Contra-Mestra Susy became the first European female in capoeira angola to earn her rank’s belt, in 1992, and she puts the “dance” in the dance-fight-game. In addition to nineteen years of capoeira, sixteen of which were with Berlin’s Mestre Rosalvo (the first angoleiro to arrive in Europe), she studies and practices breakdancing as well as Afro-Brazilian dances associated with capoeira. Contra-Mestra Susy, or Susanne Oesterreicher, also performed in the dance piece Grupo Oito by Ricardo de Paula, with whom she has been working since 2005, and who choreographed her debut solo performance, “Identity”. Ricardo de Paula is known for his work in attempting to combine contemporary dance and “contact improvisation”, inspired by capoeira.
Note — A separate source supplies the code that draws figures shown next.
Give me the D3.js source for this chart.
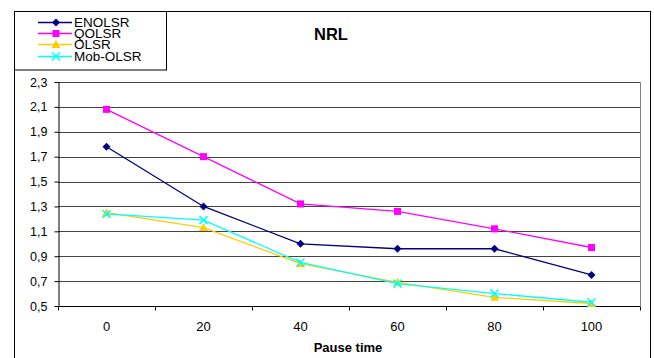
<!DOCTYPE html>
<html><head><meta charset="utf-8">
<script src="https://cdn.jsdelivr.net/npm/d3@7"></script>
<style>body{margin:0;background:#fff}svg{display:block;font-family:"Liberation Sans",Arial,sans-serif}</style>
</head><body><svg id="c" width="654" height="358"></svg>
<script>
const categories = [0, 20, 40, 60, 80, 100];
const yTicks = [0.5, 0.7, 0.9, 1.1, 1.3, 1.5, 1.7, 1.9, 2.1, 2.3];
const seriesNames = ["ENOLSR", "QOLSR", "OLSR", "Mob-OLSR"];
const enolsr = [1.78, 1.30, 1.00, 0.96, 0.96, 0.75];
const qolsr = [2.08, 1.70, 1.32, 1.26, 1.12, 0.97];
const olsr = [1.25, 1.13, 0.84, 0.69, 0.57, 0.52];
const mobolsr = [1.24, 1.19, 0.85, 0.68, 0.60, 0.53];
const colors = ["#000080", "#FF00FF", "#FFCC00", "#00FFFF"];
const markers = ["diamond", "square", "triangle", "cross"];

const svg = d3.select("#c");
const L = 58, R = 640, T = 82, B = 306;
const x = d3.scaleBand().domain(categories).range([L, R]);
const y = d3.scaleLinear().domain([0.5, 2.3]).range([B, T]);
const fmt = v => d3.format(".1f")(v).replace(".", ",");

// outer frame
svg.append("rect").attr("x", 14.5).attr("y", 11.5).attr("width", 636).attr("height", 360)
  .attr("fill", "none").attr("stroke", "#000").attr("stroke-width", 1);
// legend frame
svg.append("rect").attr("x", 14.5).attr("y", 11.5).attr("width", 152).attr("height", 58.5)
  .attr("fill", "none").attr("stroke", "#000").attr("stroke-width", 1);

// gridlines
svg.append("g").selectAll("line").data(yTicks).join("line")
  .attr("x1", L).attr("x2", R)
  .attr("y1", d => Math.round(y(d)) + 0.5).attr("y2", d => Math.round(y(d)) + 0.5)
  .attr("stroke", "#444").attr("stroke-width", 1);
// right border of plot
svg.append("line").attr("x1", R + 0.5).attr("x2", R + 0.5).attr("y1", T).attr("y2", B)
  .attr("stroke", "#808080");

// y axis
const yAxis = d3.axisLeft(y).tickValues(yTicks).tickFormat(fmt).tickSize(4).tickSizeOuter(0);
const gy = svg.append("g").attr("transform", `translate(${L + 0.5},0)`).call(yAxis);
gy.selectAll("text").attr("font-size", 12.5).attr("fill", "#000").attr("dx", -4)
  .attr("font-family", "Liberation Sans, Arial, sans-serif");
gy.selectAll("line,path").attr("stroke", "#000");

// x axis
const gx = svg.append("g").attr("transform", `translate(0,${B + 0.5})`);
gx.append("line").attr("x1", L).attr("x2", R).attr("stroke", "#000");
const bounds = categories.map(c => x(c)).concat([R]);
gx.selectAll("line.t").data(bounds).join("line").attr("class", "t")
  .attr("x1", d => Math.round(d) + 0.5).attr("x2", d => Math.round(d) + 0.5)
  .attr("y1", 0).attr("y2", 4).attr("stroke", "#000");
gx.selectAll("text").data(categories).join("text")
  .attr("x", d => x(d) + x.bandwidth() / 2).attr("y", 24)
  .attr("text-anchor", "middle").attr("font-size", 13).text(d => d);

// axis title & chart title
svg.append("text").attr("x", 348).attr("y", 352).attr("text-anchor", "middle")
  .attr("font-size", 13).attr("font-weight", "bold").text("Pause time");
svg.append("text").attr("x", 331).attr("y", 40).attr("text-anchor", "middle")
  .attr("font-size", 16.5).attr("font-weight", "bold").text("NRL");

const allSeries = [enolsr, qolsr, olsr, mobolsr];
function drawMarker(g, type, cx, cy, color) {
  if (type === "diamond") {
    g.append("path").attr("d", `M${cx},${cy - 4}L${cx + 4},${cy}L${cx},${cy + 4}L${cx - 4},${cy}Z`).attr("fill", color);
  } else if (type === "square") {
    g.append("rect").attr("x", cx - 3.5).attr("y", cy - 3.5).attr("width", 7).attr("height", 7).attr("fill", color);
  } else if (type === "triangle") {
    g.append("path").attr("d", `M${cx},${cy - 4.5}L${cx + 4.5},${cy + 3.5}L${cx - 4.5},${cy + 3.5}Z`).attr("fill", color);
  } else {
    g.append("path").attr("d", `M${cx - 4},${cy - 4}L${cx + 4},${cy + 4}M${cx - 4},${cy + 4}L${cx + 4},${cy - 4}`)
      .attr("stroke", color).attr("stroke-width", 1.5).attr("fill", "none");
  }
}
const line = d3.line().x((d, i) => x(categories[i]) + x.bandwidth() / 2).y(d => y(d));
allSeries.forEach((s, k) => {
  const g = svg.append("g");
  g.append("path").attr("d", line(s)).attr("fill", "none").attr("stroke", colors[k]).attr("stroke-width", 1.3);
  s.forEach((v, i) => drawMarker(g, markers[k], x(categories[i]) + x.bandwidth() / 2, y(v), colors[k]));
});

// legend
const legRows = [22.5, 33.5, 44.5, 56.5];
seriesNames.forEach((n, k) => {
  const g = svg.append("g");
  g.append("line").attr("x1", 38).attr("x2", 72).attr("y1", legRows[k]).attr("y2", legRows[k])
    .attr("stroke", colors[k]).attr("stroke-width", 1.3);
  drawMarker(g, markers[k], 56, legRows[k], colors[k]);
  g.append("text").attr("x", 74).attr("y", legRows[k] + 4.5).attr("font-size", 13.5).text(n);
});
</script></body></html>
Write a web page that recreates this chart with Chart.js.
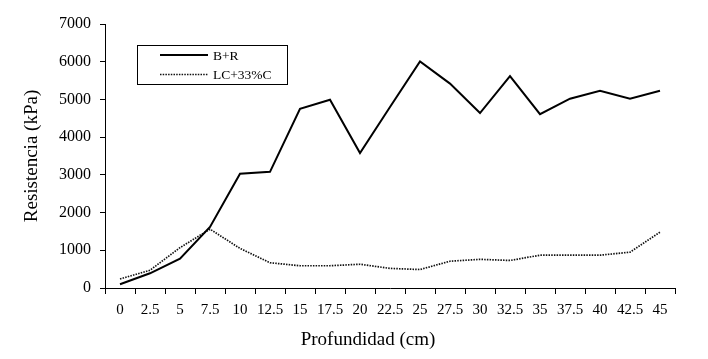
<!DOCTYPE html>
<html>
<head>
<meta charset="utf-8">
<script src="https://cdn.jsdelivr.net/npm/chart.js@4/dist/chart.umd.min.js"></script>
<style>
  html, body { margin: 0; padding: 0; background: #fff; }
  #wrap { width: 708px; height: 359px; }
</style>
</head>
<body>
<div id="wrap"><canvas id="chart" width="708" height="359"></canvas></div>
<script>
// ---------- data ----------
const depths = ["0", "2.5", "5", "7.5", "10", "12.5", "15", "17.5", "20", "22.5",
  "25", "27.5", "30", "32.5", "35", "37.5", "40", "42.5", "45"];

const brValues = [100, 390, 780, 1620, 3030, 3080, 4750, 4990, 3580, 4800,
  6010, 5420, 4640, 5620, 4610, 5020, 5230, 5020, 5230];

const lcValues = [240, 470, 1070, 1560, 1050, 670, 590, 590, 630, 520,
  490, 710, 760, 730, 870, 870, 870, 950, 1480];

const yTicks = [0, 1000, 2000, 3000, 4000, 5000, 6000, 7000];

const seriesNames = ["B+R", "LC+33%C"];
const xTitle = "Profundidad (cm)";
const yTitle = "Resistencia (kPa)";

const serif = "'Liberation Serif', 'Times New Roman', serif";

// boxed legend drawn inside the plot, like the original spreadsheet chart
const boxLegend = {
  id: "boxLegend",
  afterDraw(chart) {
    const ctx = chart.ctx;
    ctx.save();
    ctx.strokeStyle = "#000";
    ctx.lineWidth = 1;
    ctx.strokeRect(137.5, 45.5, 150, 39);
    ctx.font = "13.5px " + serif;
    ctx.textBaseline = "middle";
    ctx.fillStyle = "#000";
    chart.data.datasets.forEach((ds, i) => {
      const y = 55 + i * 19.5;
      ctx.beginPath();
      ctx.lineWidth = ds.borderWidth;
      ctx.strokeStyle = ds.borderColor;
      ctx.setLineDash(ds.borderDash || []);
      ctx.moveTo(160, y);
      ctx.lineTo(208, y);
      ctx.stroke();
      ctx.setLineDash([]);
      ctx.fillText(ds.label, 213, y + 1);
    });
    // x axis title (sits a bit left of the plot centre in the original)
    ctx.font = "19px " + serif;
    ctx.textAlign = "center";
    ctx.fillText(xTitle, 368, 340);
    ctx.restore();
  }
};

new Chart(document.getElementById("chart"), {
  type: "line",
  data: {
    labels: depths,
    datasets: [
      {
        label: seriesNames[0],
        data: brValues,
        borderColor: "#000",
        borderWidth: 2,
        pointRadius: 0,
        tension: 0,
        fill: false
      },
      {
        label: seriesNames[1],
        data: lcValues,
        borderColor: "#111",
        borderWidth: 1.7,
        borderDash: [1.5, 1.2],
        pointRadius: 0,
        tension: 0,
        fill: false
      }
    ]
  },
  options: {
    responsive: false,
    animation: false,
    layout: { padding: { left: 0, right: 33, top: 24, bottom: 0 } },
    plugins: {
      legend: { display: false },
      tooltip: { enabled: false }
    },
    scales: {
      x: {
        type: "category",
        offset: true,
        grid: { offset: true, drawOnChartArea: false, drawTicks: true, tickLength: 6, color: "#000" },
        border: { color: "#000", width: 1 },
        ticks: { color: "#000", font: { family: serif, size: 15 }, padding: 7, maxRotation: 0, autoSkip: false },
        afterFit(scale) { scale.height = 71; }
      },
      y: {
        min: 0,
        max: 7000,
        afterBuildTicks(scale) { scale.ticks = yTicks.map((v) => ({ value: v })); },
        grid: { drawOnChartArea: false, drawTicks: true, tickLength: 5, color: "#000" },
        border: { color: "#000", width: 1 },
        ticks: { color: "#000", font: { family: serif, size: 16 }, padding: 9, callback: (v) => String(v) },
        title: { display: true, text: yTitle, color: "#000", font: { family: serif, size: 19 }, padding: { top: 21, bottom: 0 } },
        afterFit(scale) { scale.width = 105; }
      }
    }
  },
  plugins: [boxLegend]
});
</script>
</body>
</html>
Mestra Paulinha, like Mestra Janja, is a veritable force to be reckoned with in the fields of social issues, academia, and (of course) capoeira. Last year marked her 25th in capoeira angola, and in that time she: earned a master’s and doctorate degree in Sociology (from the University of Bahia and University of São Paulo, respectively); became a distinguished professor at the University of Bahia; gave lectures on various topics in various settings; published scholarly articles; and worked with Mestra Janja to focus attention on (anti-)racism, youth, higher education, identity, black culture, and women in capoeira.
It has been all along, right under our noses—just not our regional ones!
Mestra Janja, or Rosangêla de Araújo Costa, is a well-known and much esteemed mestra in the world of capoeira angola. A former student of renowned Mestres João Grande, Moraes, and Cobra Mansa, she began training in Salvador during the early 80s. In 1995, Mestra Janja founded the Instituto Nzinga de Estudos da Capoeira Angola e Tradições Educativas Banto (Grupo Nzinga de Capoeira Angola), along with Mestra Paulinha and Mestre Poloca. Instituto Nzinga, an NGO based in São Paulo and named after a 16th century African queen, works towards an anti-racism and anti-sexism mission statement beyond the preservation of capoeira angola and its traditions.